## [Source material]
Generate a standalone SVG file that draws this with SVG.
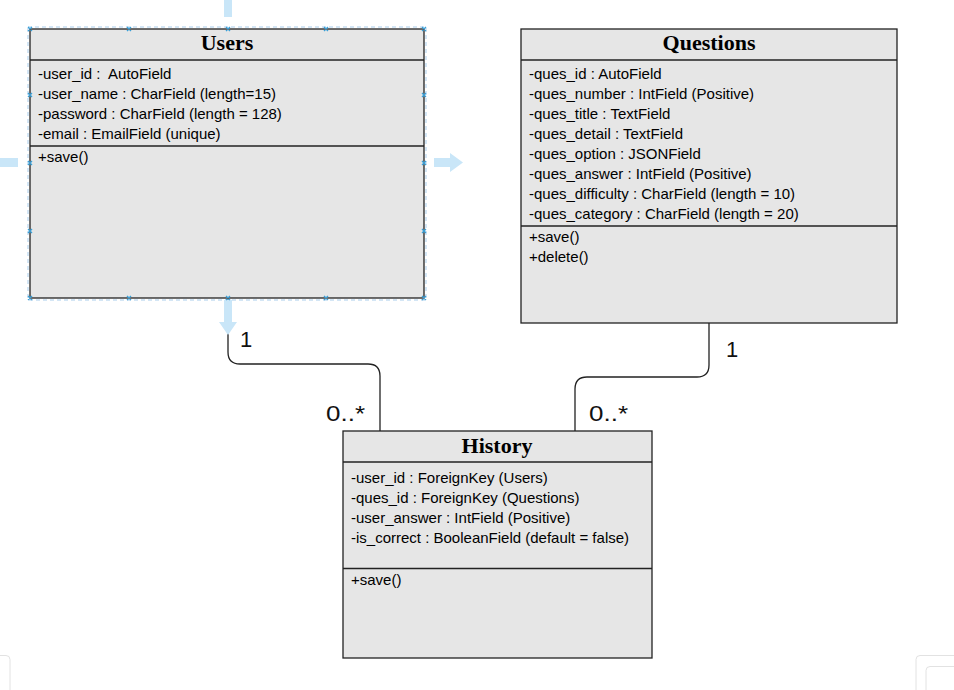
<svg xmlns="http://www.w3.org/2000/svg" width="954" height="690" viewBox="0 0 954 690">
<style>
.box{fill:#e6e6e6;stroke:#222;stroke-width:1.3}
.sep{stroke:#222;stroke-width:1.3}
.title{font-family:"Liberation Serif","Times New Roman",serif;font-weight:bold;font-size:22px;fill:#000;text-anchor:middle}
.attr{font-family:"Liberation Sans",Arial,sans-serif;font-size:15px;fill:#000}
.lbl{font-family:"Liberation Sans",Arial,sans-serif;font-size:22px;fill:#111}
.edge{fill:none;stroke:#222;stroke-width:1.3}
.hint{fill:#c9e6f8}
.hdl{stroke:#3aa0d8;stroke-width:1.3}
.ui{fill:none;stroke:#e2e2e2;stroke-width:1}
</style>
<rect width="954" height="690" fill="#ffffff"/>

<g id="users">
<rect class="box" x="30" y="29" width="394" height="269"/>
<line class="sep" x1="30" y1="60" x2="424" y2="60"/>
<line class="sep" x1="30" y1="146" x2="424" y2="146"/>
<text class="title" x="227" y="50">Users</text>
<text class="attr" x="38" y="79" xml:space="preserve">-user_id :  AutoField</text>
<text class="attr" x="38" y="99">-user_name : CharField (length=15)</text>
<text class="attr" x="38" y="119">-password : CharField (length = 128)</text>
<text class="attr" x="38" y="139">-email : EmailField (unique)</text>
<text class="attr" x="38" y="162">+save()</text>
</g>

<g id="questions">
<rect class="box" x="521" y="29" width="376" height="294"/>
<line class="sep" x1="521" y1="60" x2="897" y2="60"/>
<line class="sep" x1="521" y1="226" x2="897" y2="226"/>
<text class="title" x="709" y="50">Questions</text>
<text class="attr" x="529" y="79">-ques_id : AutoField</text>
<text class="attr" x="529" y="99">-ques_number : IntField (Positive)</text>
<text class="attr" x="529" y="119">-ques_title : TextField</text>
<text class="attr" x="529" y="139">-ques_detail : TextField</text>
<text class="attr" x="529" y="159">-ques_option : JSONField</text>
<text class="attr" x="529" y="179">-ques_answer : IntField (Positive)</text>
<text class="attr" x="529" y="199">-ques_difficulty : CharField (length = 10)</text>
<text class="attr" x="529" y="219">-ques_category : CharField (length = 20)</text>
<text class="attr" x="529" y="242">+save()</text>
<text class="attr" x="529" y="262">+delete()</text>
</g>

<g id="history">
<rect class="box" x="343" y="431" width="309" height="227"/>
<line class="sep" x1="343" y1="462" x2="652" y2="462"/>
<line class="sep" x1="343" y1="568.5" x2="652" y2="568.5"/>
<text class="title" x="497" y="453">History</text>
<text class="attr" x="351" y="483">-user_id : ForeignKey (Users)</text>
<text class="attr" x="351" y="503">-ques_id : ForeignKey (Questions)</text>
<text class="attr" x="351" y="523">-user_answer : IntField (Positive)</text>
<text class="attr" x="351" y="543">-is_correct : BooleanField (default = false)</text>
<text class="attr" x="351" y="585">+save()</text>
</g>

<g id="connectors">
<path class="edge" d="M228 298 V352 Q228 364 240 364 H368 Q380 364 380 376 V431"/>
<path class="edge" d="M709 323 V365 Q709 377 697 377 H587 Q575 377 575 389 V431"/>
<text class="lbl" x="240" y="347">1</text>
<text class="lbl" x="326" y="421" textLength="39" lengthAdjust="spacingAndGlyphs">0..*</text>
<text class="lbl" x="726" y="357">1</text>
<text class="lbl" x="589" y="421" textLength="39" lengthAdjust="spacingAndGlyphs">0..*</text>
</g>

<g id="selection">
<rect x="28" y="27" width="398" height="273" fill="none" stroke="#a9cdeb" stroke-width="1" stroke-dasharray="4 3"/>
<rect class="hint" x="224" y="0" width="8" height="17"/>
<rect class="hint" x="0" y="158" width="18" height="9"/>
<path class="hint" d="M434 158 H450 V153 L463 162.5 L450 172 V167 H434 Z"/>
<path class="hint" d="M224 300 V322 H219 L228 335 L237 322 H232 V300 Z"/>
<g class="hdl">
<path d="M28 27 l4 4 M32 27 l-4 4 M127 27 l4 4 M131 27 l-4 4 M226 27 l4 4 M230 27 l-4 4 M324 27 l4 4 M328 27 l-4 4 M422 27 l4 4 M426 27 l-4 4"/>
<path d="M28 296 l4 4 M32 296 l-4 4 M127 296 l4 4 M131 296 l-4 4 M226 296 l4 4 M230 296 l-4 4 M324 296 l4 4 M328 296 l-4 4 M422 296 l4 4 M426 296 l-4 4"/>
<path d="M28 93 l4 4 M32 93 l-4 4 M28 161 l4 4 M32 161 l-4 4 M28 229 l4 4 M32 229 l-4 4"/>
<path d="M422 93 l4 4 M426 93 l-4 4 M422 161 l4 4 M426 161 l-4 4 M422 229 l4 4 M426 229 l-4 4"/>
</g>
</g>

<g id="ui">
<path class="ui" d="M0 655.5 H6 Q10 655.5 10 659.5 V690"/>
<path class="ui" d="M954 655.5 H920 Q916 655.5 916 659.5 V690"/>
<path class="ui" d="M954 666.5 H930 Q926 666.5 926 670.5 V690" stroke="#d6d6d6"/>
</g>
</svg>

## [Written exercise]
Write out the material above again, word for word, minus its pictures.

## [Exercise response]
Generate a standalone SVG file that draws this with SVG.
<svg xmlns="http://www.w3.org/2000/svg" width="954" height="690" viewBox="0 0 954 690">
<style>
.box{fill:#e6e6e6;stroke:#222;stroke-width:1.3}
.sep{stroke:#222;stroke-width:1.3}
.title{font-family:"Liberation Serif","Times New Roman",serif;font-weight:bold;font-size:22px;fill:#000;text-anchor:middle}
.attr{font-family:"Liberation Sans",Arial,sans-serif;font-size:15px;fill:#000}
.lbl{font-family:"Liberation Sans",Arial,sans-serif;font-size:22px;fill:#111}
.edge{fill:none;stroke:#222;stroke-width:1.3}
.hint{fill:#c9e6f8}
.hdl{stroke:#3aa0d8;stroke-width:1.3}
.ui{fill:none;stroke:#e2e2e2;stroke-width:1}
</style>
<rect width="954" height="690" fill="#ffffff"/>

<g id="users">
<rect class="box" x="30" y="29" width="394" height="269"/>
<line class="sep" x1="30" y1="60" x2="424" y2="60"/>
<line class="sep" x1="30" y1="146" x2="424" y2="146"/>
<text class="title" x="227" y="50">Users</text>
<text class="attr" x="38" y="79" xml:space="preserve">-user_id :  AutoField</text>
<text class="attr" x="38" y="99">-user_name : CharField (length=15)</text>
<text class="attr" x="38" y="119">-password : CharField (length = 128)</text>
<text class="attr" x="38" y="139">-email : EmailField (unique)</text>
<text class="attr" x="38" y="162">+save()</text>
</g>

<g id="questions">
<rect class="box" x="521" y="29" width="376" height="294"/>
<line class="sep" x1="521" y1="60" x2="897" y2="60"/>
<line class="sep" x1="521" y1="226" x2="897" y2="226"/>
<text class="title" x="709" y="50">Questions</text>
<text class="attr" x="529" y="79">-ques_id : AutoField</text>
<text class="attr" x="529" y="99">-ques_number : IntField (Positive)</text>
<text class="attr" x="529" y="119">-ques_title : TextField</text>
<text class="attr" x="529" y="139">-ques_detail : TextField</text>
<text class="attr" x="529" y="159">-ques_option : JSONField</text>
<text class="attr" x="529" y="179">-ques_answer : IntField (Positive)</text>
<text class="attr" x="529" y="199">-ques_difficulty : CharField (length = 10)</text>
<text class="attr" x="529" y="219">-ques_category : CharField (length = 20)</text>
<text class="attr" x="529" y="242">+save()</text>
<text class="attr" x="529" y="262">+delete()</text>
</g>

<g id="history">
<rect class="box" x="343" y="431" width="309" height="227"/>
<line class="sep" x1="343" y1="462" x2="652" y2="462"/>
<line class="sep" x1="343" y1="568.5" x2="652" y2="568.5"/>
<text class="title" x="497" y="453">History</text>
<text class="attr" x="351" y="483">-user_id : ForeignKey (Users)</text>
<text class="attr" x="351" y="503">-ques_id : ForeignKey (Questions)</text>
<text class="attr" x="351" y="523">-user_answer : IntField (Positive)</text>
<text class="attr" x="351" y="543">-is_correct : BooleanField (default = false)</text>
<text class="attr" x="351" y="585">+save()</text>
</g>

<g id="connectors">
<path class="edge" d="M228 298 V352 Q228 364 240 364 H368 Q380 364 380 376 V431"/>
<path class="edge" d="M709 323 V365 Q709 377 697 377 H587 Q575 377 575 389 V431"/>
<text class="lbl" x="240" y="347">1</text>
<text class="lbl" x="326" y="421" textLength="39" lengthAdjust="spacingAndGlyphs">0..*</text>
<text class="lbl" x="726" y="357">1</text>
<text class="lbl" x="589" y="421" textLength="39" lengthAdjust="spacingAndGlyphs">0..*</text>
</g>

<g id="selection">
<rect x="28" y="27" width="398" height="273" fill="none" stroke="#a9cdeb" stroke-width="1" stroke-dasharray="4 3"/>
<rect class="hint" x="224" y="0" width="8" height="17"/>
<rect class="hint" x="0" y="158" width="18" height="9"/>
<path class="hint" d="M434 158 H450 V153 L463 162.5 L450 172 V167 H434 Z"/>
<path class="hint" d="M224 300 V322 H219 L228 335 L237 322 H232 V300 Z"/>
<g class="hdl">
<path d="M28 27 l4 4 M32 27 l-4 4 M127 27 l4 4 M131 27 l-4 4 M226 27 l4 4 M230 27 l-4 4 M324 27 l4 4 M328 27 l-4 4 M422 27 l4 4 M426 27 l-4 4"/>
<path d="M28 296 l4 4 M32 296 l-4 4 M127 296 l4 4 M131 296 l-4 4 M226 296 l4 4 M230 296 l-4 4 M324 296 l4 4 M328 296 l-4 4 M422 296 l4 4 M426 296 l-4 4"/>
<path d="M28 93 l4 4 M32 93 l-4 4 M28 161 l4 4 M32 161 l-4 4 M28 229 l4 4 M32 229 l-4 4"/>
<path d="M422 93 l4 4 M426 93 l-4 4 M422 161 l4 4 M426 161 l-4 4 M422 229 l4 4 M426 229 l-4 4"/>
</g>
</g>

<g id="ui">
<path class="ui" d="M0 655.5 H6 Q10 655.5 10 659.5 V690"/>
<path class="ui" d="M954 655.5 H920 Q916 655.5 916 659.5 V690"/>
<path class="ui" d="M954 666.5 H930 Q926 666.5 926 670.5 V690" stroke="#d6d6d6"/>
</g>
</svg>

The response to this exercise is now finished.